Greater recognition that promulgation by the state is neither a necessary nor a sufficient condition for a rule to become law would make the current debate over immigration much more fruitful and much less shrill.  (So, too, would the recognition that violation of some laws are more serious than are violation of other laws.)

This essay [4] by Lawrence Downes appearing in Sunday’s New York Times makes an important point.  Here are the opening paragraphs:

I am a human pileup of illegality. I am an illegal driver and an illegal parker and even an illegal walker, having at various times stretched or broken various laws and regulations that govern those parts of life. The offenses were trivial, and I feel sure I could endure the punishments — penalties and fines — and get on with my life. Nobody would deny me the chance to rehabilitate myself. Look at Martha Stewart, illegal stock trader, and George Steinbrenner, illegal campaign donor, to name two illegals whose crimes exceeded mine.

Good thing I am not an illegal immigrant. There is no way out of that trap. It’s the crime you can’t make amends for. Nothing short of deportation will free you from it, such is the mood of the country today.

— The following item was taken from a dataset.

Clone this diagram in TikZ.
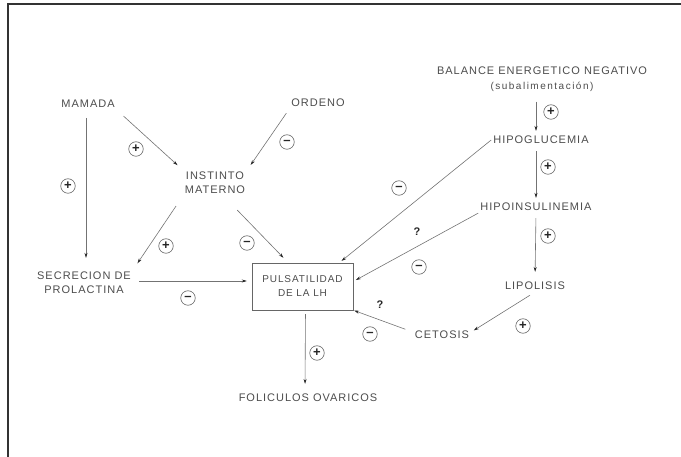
\documentclass[tikz,border=0pt]{standalone}
\usepackage{fontspec}
\setmainfont[LetterSpace=9]{Liberation Sans}
\usetikzlibrary{arrows.meta}
\begin{document}
\begin{tikzpicture}[x=1pt,y=-1pt,
    lbl/.style={font=\fontsize{11}{14}\selectfont,text=black!70,inner sep=2pt,align=center},
    sgn/.style={circle,draw=black!60,line width=0.6pt,minimum size=14.5pt,inner sep=0pt,
      font=\fontsize{13}{13}\selectfont\bfseries,text=black!85},
    arr/.style={draw=black!55,line width=0.6pt,-{Stealth[length=5pt,width=3pt,black!85]}},
    lhbox/.style={lbl,font=\fontsize{10}{14}\selectfont,draw=black!60,
      minimum width=101pt,minimum height=47pt}]
  \useasboundingbox (0,0) rectangle (681,457);
  % marco
  \draw[line width=1.5pt,black!80] (8,457) -- (8,4) -- (681,4);
  % nodos
  \node[lbl] (mam) at (88,104) {MAMADA};
  \node[lbl] (ord) at (318,103) {ORDENO};
  \node[lbl] (bal) at (542,79) {BALANCE ENERGETICO NEGATIVO\\[1pt]
    {\fontsize{10}{12}\selectfont\addfontfeatures{LetterSpace=15}(subalimentación)}};
  \node[lbl] (glu) at (541,140) {HIPOGLUCEMIA};
  \node[lbl] (ins) at (536,207) {HIPOINSULINEMIA};
  \node[lbl] (lip) at (535,286) {LIPOLISIS};
  \node[lbl] (cet) at (442,335) {CETOSIS};
  \node[lbl] (mat) at (215,183) {INSTINTO\\MATERNO};
  \node[lbl] (pro) at (84,283) {SECRECION DE\\PROLACTINA};
  \node[lhbox] (lh) at (302.5,286.5) {PULSATILIDAD\\DE LA LH};
  \node[lbl] (fol) at (308,398) {FOLICULOS OVARICOS};
  % flechas
  \draw[arr,shorten <=8pt,shorten >=12pt] ([xshift=-2pt]mam.south) -- ([xshift=-2pt]mam.south |- pro.north);
  \draw[arr,shorten <=9pt,shorten >=7pt] (mam.south east) -- (mat.north west);
  \draw[arr,shorten <=5pt,shorten >=6pt] (ord.south west) -- (mat.north east);
  \draw[arr,shorten <=12pt,shorten >=8pt] (mat.south west) -- (pro.north east);
  \draw[arr] ([xshift=-10pt,yshift=-14pt]mat.south east) -- ([xshift=-19pt,yshift=5pt]lh.north);
  \draw[arr,shorten <=6pt,shorten >=5pt] ([yshift=2pt]pro.east) -- ([yshift=2pt]pro.east -| lh.west);
  \draw[arr,shorten <=8pt,shorten >=3pt] ([xshift=-6pt]bal.south) -- ([xshift=-5pt]glu.north);
  \draw[arr,shorten <=5pt,shorten >=3pt] ([xshift=-5pt]glu.south) -- (ins.north);
  \draw[arr,shorten <=5pt,shorten >=8pt] (ins.south) -- (lip.north);
  \draw[arr,shorten >=3pt] (glu.west) -- ([xshift=-14pt]lh.north east);
  \draw[arr,shorten >=3pt] (ins.south west) -- ([yshift=5pt]lh.east);
  \draw[arr,shorten <=6pt,shorten >=3pt] (lip.south) -- ([yshift=3pt]cet.east);
  \draw[arr,shorten <=8pt,shorten >=1pt] ([yshift=3pt]cet.west) -- (lh.south east);
  \draw[arr,shorten <=4pt,shorten >=8pt] ([xshift=3pt]lh.south) -- ([xshift=-3pt]fol.north);
  % signos
  \def\Signs{
    1/68/186/+,
    2/136/149/+,
    3/287/142/--,
    4/166/246/+,
    5/247/243/--,
    6/188/298/--,
    7/551/112/+,
    8/548/167/+,
    9/548/236/+,
    10/399/188/--,
    11/419/267/--,
    12/523/326/+,
    13/370/334/--,
    14/317/353/+}
  \foreach \id / \x / \y / \s in \Signs{
    \node[sgn] (s\id) at (\x,\y) {\s};
  }
  \node[lbl,font=\fontsize{11}{11}\selectfont\bfseries,text=black!85] (q1) at (417,232) {?};
  \node[lbl,font=\fontsize{11}{11}\selectfont\bfseries,text=black!85] (q2) at (380,305) {?};
\end{tikzpicture}
\end{document}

And that is a problem.

America has a big problem with illegal immigration, but a big part of it stems from the word “illegal.” It pollutes the debate. It blocks solutions. Used dispassionately and technically, there is nothing wrong with it. Used as an irreducible modifier for a large and largely decent group of people, it is badly damaging. And as a code word for racial and ethnic hatred, it is detestable.